Case ID: ad2d_3/html/0477-01.html
Source: Caselaw Access Project
Author: {"author": "\n      Per Curiam.\n    ", "license": "Public Domain", "url": "https://static.case.law/"}
Date Created: 2024-08-24T03:29:51.129683

Alyce E. Levy et al., Respondents, v. New York Majestic Corporation, Appellant.
    First Department,
    May 7, 1957.
    
      
      Arthur C. Parker of counsel; (Tropp & Steinbock, attorneys), for appellant. . .
    
      Robert B. Levine of counsel (Karow & Hentel, attorneys), for respondents.
   Per Curiam.

Plaintiffs, husband and wife, sue the owner of a house in which they occupied an apartment for damages resulting from injuries the wife sustained from a fall on a stairway used in common by tenants and others. At the time of the accident the husband’s lease had expired and a statutory tenancy was in effect. One of the terms of the lease that was projected into and continued in the statutory tenancy reads as follows: “ It is mutually agreed by and between the Landlord and Tenant that the respective parties hereto shall and they hereby do waive trial by jury in any action, proceeding or counterclaim brought by either of the parties hereto against the other on any matters whatsoever arising out of or in any way connected with this lease, the Tenant’s use or occupancy of said premises, and/or any claim of injury or damage.” It is apparent that “ any claim of injury or damage ” to which the waiver clause would apply must in turn stem from matters arising out of the lease or out of the occupancy of the leased premises.

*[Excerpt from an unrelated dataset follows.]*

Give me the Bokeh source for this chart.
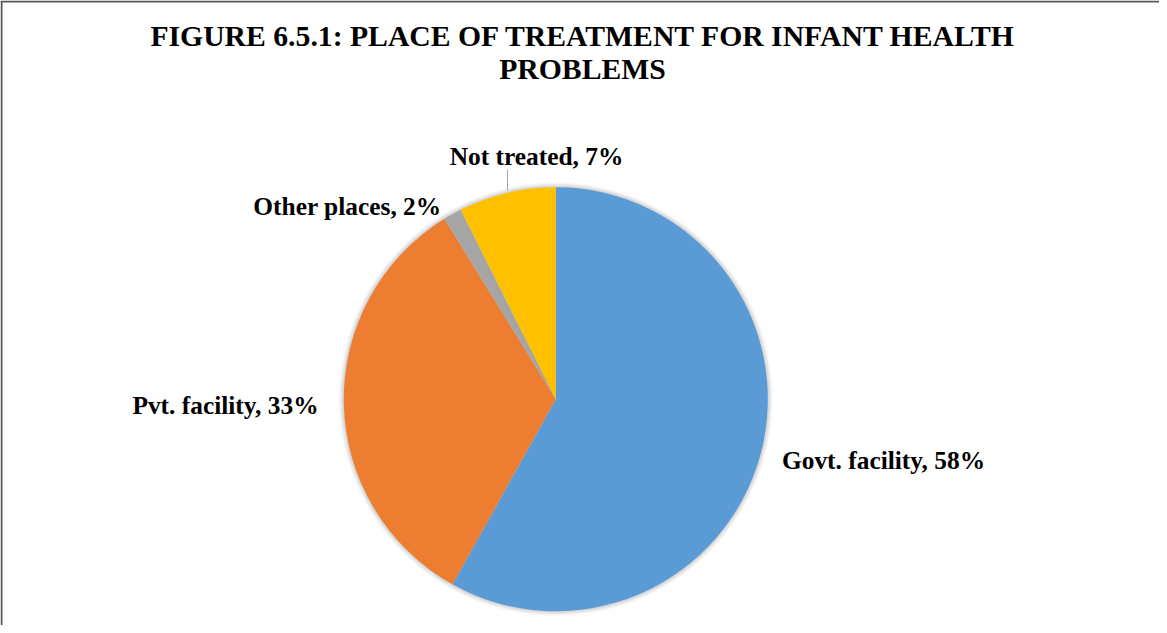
import numpy as np
from bokeh.plotting import figure
from bokeh.models import Range1d, ColumnDataSource
from bokeh.core.properties import value
from bokeh.embed import file_html
from bokeh.resources import INLINE

# ---- data ----
categories = ["Govt. facility", "Pvt. facility", "Other places", "Not treated"]
shares = [58.1, 33.1, 1.4, 7.4]
percent_labels = ["58%", "33%", "2%", "7%"]
colors = ["#5B9BD5", "#ED7D31", "#A5A5A5", "#FFC000"]
title_lines = ["FIGURE 6.5.1: PLACE OF TREATMENT FOR INFANT HEALTH", "PROBLEMS"]

# ---- layout (pixel space of the figure, y up) ----
W, H = 1159, 625
CX, CY, R = 555.3, 226.3, 212.0
label_x = [883, 225, 347, 536]
label_y = [165.5, 220.5, 420.0, 469.5]
FONT = value("Liberation Serif")

p = figure(width=W, height=H, x_range=Range1d(0, W), y_range=Range1d(0, H),
           output_backend="svg", toolbar_location=None, min_border=0,
           x_axis_location=None, y_axis_location=None, title_location=None,
           outline_line_color=None)
p.grid.visible = False
p.background_fill_color = "white"
p.border_fill_color = "white"

# border (top and left visible in the reference)
p.line(x=[1, 1], y=[0, H - 1], line_color="#595959", line_width=2)
p.line(x=[0, W], y=[H - 1, H - 1], line_color="#595959", line_width=2)

# soft shadow
for k, a in [(5, 0.025), (4, 0.03), (3, 0.035), (2, 0.04), (1, 0.05)]:
    p.circle(x=[CX], y=[CY], radius=R + k, fill_color="black", fill_alpha=a,
             line_color=None)

total = float(sum(shares))
fr = np.array(shares) / total
cum_end = np.cumsum(fr)
cum_start = cum_end - fr
src = ColumnDataSource(dict(
    x=[CX] * len(shares), y=[CY] * len(shares),
    start=(np.pi / 2 - 2 * np.pi * cum_start).tolist(),
    end=(np.pi / 2 - 2 * np.pi * cum_end).tolist(),
    color=colors, cat=categories,
))
p.wedge(x="x", y="y", radius=R, start_angle="start", end_angle="end",
        direction="clock", fill_color="color", line_color=None, source=src)

# leader line for "Not treated"
p.line(x=[507, 507], y=[456, 435], line_color="#A6A6A6", line_width=1)

labels = [f"{c}, {l}" for c, l in zip(categories, percent_labels)]
p.text(x=label_x, y=label_y, text=labels, text_font=FONT, text_font_style="bold",
       text_font_size="25.4px", text_align="center", text_baseline="alphabetic",
       text_color="black")

p.text(x=[583, 582], y=[590, 557], text=title_lines, text_font=FONT,
       text_font_style="bold", text_font_size="29.7px", text_align="center",
       text_baseline="alphabetic", text_color="black")

open("out.html", "w").write(file_html(p, INLINE))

The accident which gave rise to this lawsuit did not occur on the demised premises — the apartment occupied by plaintiffs — or in any portion of the building reserved exclusively for the use and enjoyment of the tenants as an incident of the lease or of their occupancy of the leased premises (Caplan v. Goldman, 197 Misc. 404 , affd. 278 App. Div. 807; Altman v. J. F. Loewi, Inc., 5 Misc 2d 329).

A clause purporting to waive the right to trial by jury must be strictly construed against the landlord who draws and proffers the lease containing such a clause. Any person lawfully in defendant’s premises, who need not necessarily have been a tenant, could have used the stairway where this accident occurred; and could recover damages if injured due to the landlord’s negligence. Reading the waiver clause narrowly, as it must be, it cannot be held that an action brought by reason of an accident occurring on a common stairway arises out of the lease or the plaintiffs’ occupancy of the premises.

Accordingly, the order denying defendant’s motion to strike the action from the Jury Calendar should be affirmed.

Botein, J. P., Rabin, Frank, Valente and McNally, JJ., concur.

Order unanimously affirmed, with $20 costs and disbursements to the respondents.